DBS Bank Ltd yesterday revised upward its GDP growth forecast for Taiwan to 5.5 percent this year, from the 5 percent it predicted in April, citing better-than-expected investments.
Imported capital goods advanced 63.5 percent in August, indicating that local manufacturers, especially those in the semiconductor industry, increased their investments, Singapore-based DBS economist Ma Tieying (馬鐵英) told a videoconference.
Data for last month had not been released, but the momentum in July and August should have remained intact last month, Ma said.
Photo: Lee Chin-hui, Taipei Times
“With annual growth of 7.4 percent, Taiwan’s economy in the second quarter was brisker than expected,” she said.
“We also boosted our forecast for the third quarter to 4 percent, from 3.8 percent predicted in April, due to strong investment and recovering consumption in July and August,” she added.
However, the bank slashed its growth estimate for the fourth quarter from 3 percent to 1.8 percent, as export growth might slow to a single-digit rate compared with an annul rise of 31 percent in the first eight months of this year, Ma said.

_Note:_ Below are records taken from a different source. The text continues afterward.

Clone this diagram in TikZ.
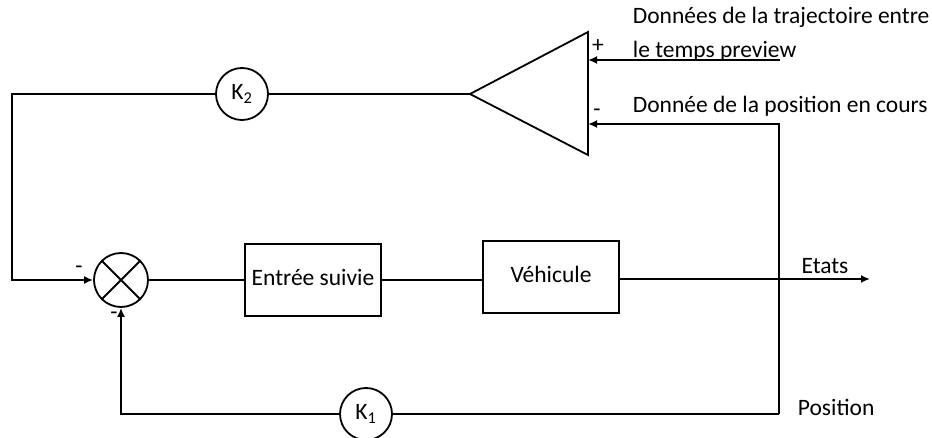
\documentclass[tikz,border=0pt]{standalone}
\usepackage{fontspec}
\setmainfont{Carlito}
\usetikzlibrary{arrows.meta}
\begin{document}
\begin{tikzpicture}[x=1pt,y=-1pt,line width=1.8pt,font=\fontsize{23.5}{27}\selectfont,>={Latex[length=9pt,width=8pt]}]
\tikzset{gain/.style={draw,circle,minimum size=52pt,inner sep=0pt},
  bloc/.style={draw,minimum width=136pt,minimum height=72pt,inner sep=0pt},
  signe/.style={inner sep=0pt},
  texte/.style={anchor=west,inner sep=0pt}}
\useasboundingbox (0,0) rectangle (932,438);
% blocs de la chaine directe
\node[draw,circle,minimum size=54pt,inner sep=0pt] (som) at (121,280) {};
\draw (som.north west)--(som.south east) (som.north east)--(som.south west);
\node[bloc] (ent) at (313,280) {\raisebox{6pt}{Entrée suivie}};
\node[bloc] (veh) at (551,277) {\raisebox{5pt}{Véhicule}};
\coordinate (sortie) at (870,279);
\draw (som.east)--(ent.west);
\draw (ent.east)--(veh.west |- ent.east);
\draw[->] (veh.east |- sortie)--(sortie) node[pos=.82,above=1pt] {Etats};
% comparateur
\coordinate (tA) at (588,32);\coordinate (tB) at (588,155);\coordinate (ampg) at (470,94);
\draw (tA)--(tB)--(ampg)--cycle;
\coordinate (plus) at (588,60);\coordinate (moins) at (588,124);
\coordinate (src) at (780,60);\coordinate (coin) at (779,414);
\draw[->] (src)--(plus);
\node[signe] (sp) at (598,46) {+};
\node[signe] (sm) at (597,113) {-};
% retour K2
\node[gain] (k2) at (242,94) {K\textsubscript{2}};
\coordinate (gauche) at (12,94);
\draw (ampg)--(k2);
\draw[->] (k2)--(gauche)|-(som.west);
\node[signe] (s1) at (79,270) {-};
% retour K1
\node[gain] (k1) at (366,414) {K\textsubscript{1}};
\draw (coin)--(k1);
\draw[->] (k1)-|(som.south);
\draw[->] (coin)|-(moins);
\node[signe] (s2) at (114,316) {-};
% textes
\node[texte] (t1) at (632,17) {Données de la trajectoire entre};
\node[texte] (t2) at (632,51) {le temps preview};
\node[texte] (t3) at (632,106) {Donnée de la position en cours};
\node[texte] (t4) at (797,407) {Position};
\end{tikzpicture}
\end{document}
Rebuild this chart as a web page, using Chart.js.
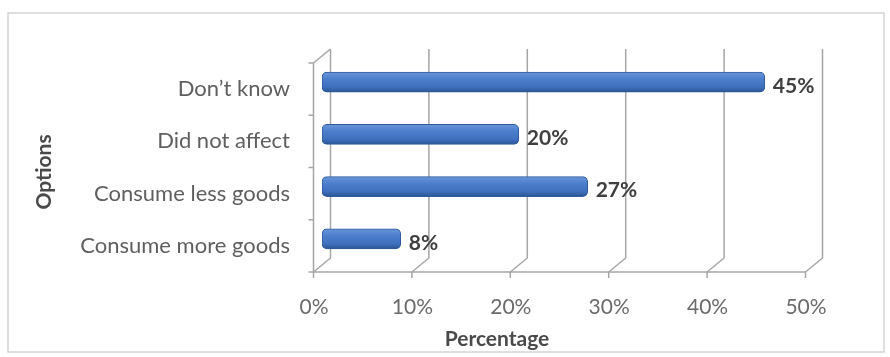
<!DOCTYPE html>
<html>
<head>
<meta charset="utf-8">
<script src="https://cdn.jsdelivr.net/npm/chart.js@4.4.1/dist/chart.umd.min.js"></script>
<style>
  html, body { margin: 0; padding: 0; background: #fff; }
  #wrap { width: 890px; height: 357px; }
</style>
</head>
<body>
<div id="wrap"><canvas id="chart" width="890" height="357"></canvas></div>
<script>
"use strict";

var categories = ["Don\u2019t know", "Did not affect", "Consume less goods", "Consume more goods"];
var percentages = [45, 20, 27, 8];
var xTicks = [0, 10, 20, 30, 40, 50];
var xTitle = "Percentage";
var yTitle = "Options";

var DEPTH_X = 8.5, DEPTH_Y = 7;
var FONT = "Lato, 'Open Sans', sans-serif";

var barFill = function(ctx) {
    var chart = ctx.chart;
    if (!chart.chartArea) return "#4a7cc8";
    var y = chart.scales.y.getPixelForValue(ctx.dataIndex);
    var g = chart.ctx.createLinearGradient(0, y - 10, 0, y + 10);
    g.addColorStop(0, "#6a96da");
    g.addColorStop(0.35, "#4b7ecc");
    g.addColorStop(0.75, "#3f70bd");
    g.addColorStop(1, "#2a5392");
    return g;
};

// 3d-ish walls, floor and grid like the office chart
var framePlugin = {
    id: "frame",
    beforeDatasetsDraw: function(chart) {
        var c = chart.ctx, xs = chart.scales.x, a = chart.chartArea;
        var n = categories.length;
        c.save();
        c.strokeStyle = "#a6a6a6";
        c.lineWidth = 1.5;
        // back wall grid lines with floor diagonals
        xTicks.forEach(function(v) {
            var x = xs.getPixelForValue(v);
            c.beginPath();
            c.moveTo(x + DEPTH_X, a.top - DEPTH_Y);
            c.lineTo(x + DEPTH_X, a.bottom - DEPTH_Y);
            c.lineTo(x - DEPTH_X, a.bottom + DEPTH_Y);
            c.lineTo(x - DEPTH_X, a.bottom + DEPTH_Y + 6);
            c.stroke();
        });
        // front floor edge
        c.beginPath();
        c.moveTo(xs.getPixelForValue(0) - DEPTH_X, a.bottom + DEPTH_Y);
        c.lineTo(xs.getPixelForValue(50) - DEPTH_X, a.bottom + DEPTH_Y);
        c.stroke();
        // side wall
        var x0 = xs.getPixelForValue(0);
        c.beginPath();
        c.moveTo(x0 - DEPTH_X, a.bottom + DEPTH_Y);
        c.lineTo(x0 - DEPTH_X, a.top + DEPTH_Y);
        c.lineTo(x0 + DEPTH_X, a.top - DEPTH_Y);
        c.stroke();
        for (var i = 0; i <= n; i++) {
            var y = a.top + DEPTH_Y + (a.bottom - a.top) * i / n;
            c.beginPath();
            c.moveTo(x0 - DEPTH_X - 5, y);
            c.lineTo(x0 - DEPTH_X, y);
            c.stroke();
        }
        c.restore();
    },
    afterDatasetsDraw: function(chart) {
        var c = chart.ctx;
        var meta = chart.getDatasetMeta(0);
        c.save();
        c.font = "bold 21px " + FONT;
        c.fillStyle = "#404040";
        c.textBaseline = "middle";
        c.textAlign = "left";
        meta.data.forEach(function(bar, i) {
            c.fillText(percentages[i] + "%", bar.x + 8, bar.y + 4);
        });
        c.restore();
    },
    afterDraw: function(chart) {
        var c = chart.ctx;
        c.save();
        c.strokeStyle = "#d4d4d4";
        c.lineWidth = 1.5;
        c.strokeRect(8, 13, 876, 339);
        c.fillStyle = "#4a4a4a";
        c.font = "bold 21px " + FONT;
        c.textAlign = "center";
        c.textBaseline = "middle";
        c.fillText(xTitle, 497, 339);
        c.translate(44, 172);
        c.rotate(-Math.PI / 2);
        c.fillText(yTitle, 0, 0);
        c.restore();
    }
};

new Chart(document.getElementById("chart"), {
    type: "bar",
    data: {
        labels: categories,
        datasets: [{
            data: percentages,
            backgroundColor: barFill,
            borderColor: "#2f5b9b",
            borderWidth: 1,
            borderRadius: 5,
            borderSkipped: false,
            barThickness: 20
        }]
    },
    options: {
        indexAxis: "y",
        responsive: false,
        animation: false,
        layout: { padding: { left: 20, top: 56, right: 76, bottom: 10 } },
        plugins: {
            legend: { display: false },
            tooltip: { enabled: false }
        },
        scales: {
            x: {
                min: 0,
                max: 50,
                afterFit: function(s) { s.height = 357 - 265 - 10; },
                afterBuildTicks: function(s) {
                    s.ticks = xTicks.map(function(v) { return { value: v }; });
                },
                grid: { display: false, drawTicks: false },
                border: { display: false },
                ticks: {
                    padding: 30,
                    labelOffset: -8,
                    color: "#6b6b6b",
                    font: { family: FONT, size: 21 },
                    callback: function(v) { return v + "%"; }
                }
            },
            y: {
                afterFit: function(s) { s.width = 322 - 20; },
                grid: { display: false, drawTicks: false },
                border: { display: false },
                ticks: {
                    padding: 32,
                    labelOffset: 7,
                    color: "#5f5f5f",
                    font: { family: FONT, size: 22 }
                }
            }
        }
    },
    plugins: [framePlugin]
});
</script>
</body>
</html>
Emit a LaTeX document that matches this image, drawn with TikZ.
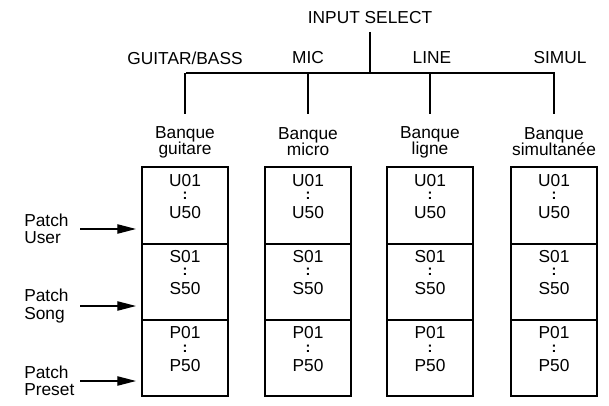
\documentclass[tikz,border=0pt]{standalone}
\usepackage{fontspec}
\setmainfont{Liberation Sans}
\usetikzlibrary{arrows.meta}
\begin{document}
\begin{tikzpicture}[x=0.75pt,y=-0.75pt,
  lbl/.style={font=\fontsize{13}{13}\selectfont, inner sep=0pt, align=center},
  dots/.style={font=\fontsize{11}{11}\selectfont\bfseries, inner sep=0pt, text height=4pt, text depth=0pt},
  bank/.style={draw, line width=0.9pt},
  ln/.style={line width=1pt},
  arr/.style={line width=0.9pt,-{Triangle[length=14pt,width=7pt]}}]
\useasboundingbox (0,0) rectangle (609,406);
\node[lbl] (title) at (370,18) {INPUT SELECT};
\coordinate (hub) at (370,73);
\draw[ln] (370,32) -- (hub);
\draw[ln] (186,73) -- (555,73);
\node[lbl] (gb) at (185,58) {GUITAR/BASS};
\foreach \x/\t in {308/MIC,432/LINE,560/SIMUL}
  \node[lbl] at (\x,58) {\t};
\foreach \x/\n/\b in {185/a/guitare,308/b/micro,430/c/ligne,554/d/simultanée}{
  \draw[ln] (\x,73) -- (\x,114);
  \node[lbl] (h\n) at (\x,142) {Banque\\[-1pt]\b};
}
\foreach \x/\n in {185/a,308/b,430/c,554/d}{
  \draw[bank] (\x-43,167) rectangle (\x+43,396);
  \draw[bank] (\x-43,244) -- (\x+43,244);
  \draw[bank] (\x-43,320) -- (\x+43,320);
  \node[lbl] (u1\n) at (\x,181) {U01};
  \node[dots] at (\x,197) {:};
  \node[lbl] (u5\n) at (\x,213) {U50};
  \node[lbl] (s1\n) at (\x,257) {S01};
  \node[dots] at (\x,273) {:};
  \node[lbl] (s5\n) at (\x,289) {S50};
  \node[lbl] (p1\n) at (\x,333) {P01};
  \node[dots] at (\x,350) {:};
  \node[lbl] (p5\n) at (\x,366) {P50};
}
\node[lbl, align=left, anchor=west] (pu) at (24,229) {Patch\\User};
\node[lbl, align=left, anchor=west] (ps) at (24,306) {Patch\\Song};
\node[lbl, align=left, anchor=west] (pp) at (24,381) {Patch\\Preset};
\coordinate (tu) at (136,229);
\coordinate (ts) at (136,306);
\coordinate (tp) at (136,381);
\draw[arr] (80,229) -- (tu);
\draw[arr] (80,306) -- (ts);
\draw[arr] (80,381) -- (tp);
\end{tikzpicture}
\end{document}
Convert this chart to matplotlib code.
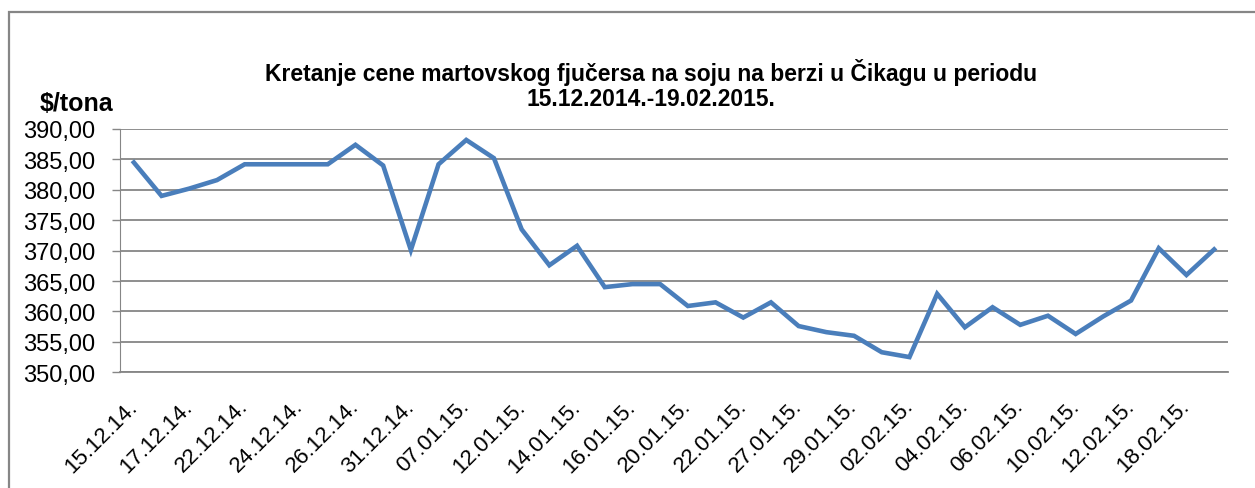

“Exports will likely face headwinds, as demand from China could decline due to the country’s power rationing, which would limit production of Chinese electronics companies,” she said. “China is the largest market in terms of exports of intermediate electronics from Taiwan.”
Taiwan’s exports to China, including Hong Kong, have increased at declining rates for five months in a row, from 35 percent annual growth in March to 16 percent in August, she said.
Taiwan’s exports to Southeast Asia also slowed last month, with nations in the region reporting COVID-19 outbreaks that interrupted production and reduced import demand, Ma said.
“These negative factors have not fully been reflected on Taiwan’s economy and might become more obvious in the fourth quarter,” Ma said. “In an even worse scenario, these factors could continue existing and slowing the local economy in the first quarter next year.”
DBS Bank’s 5.5 percent growth forecast is lower than the 5.88 percent predicted by the Directorate-General of Budget, Accounting and Statistics (DGBAS).
The bank predicted 2.8 percent growth next year, also lower than the DGBAS’ 3.69 percent projection.
The central bank would stay put this quarter, as the labor market has not improved much, Ma said.
However, it might raise its policy rates in the second quarter of next year at the earliest, if employment improves, she said.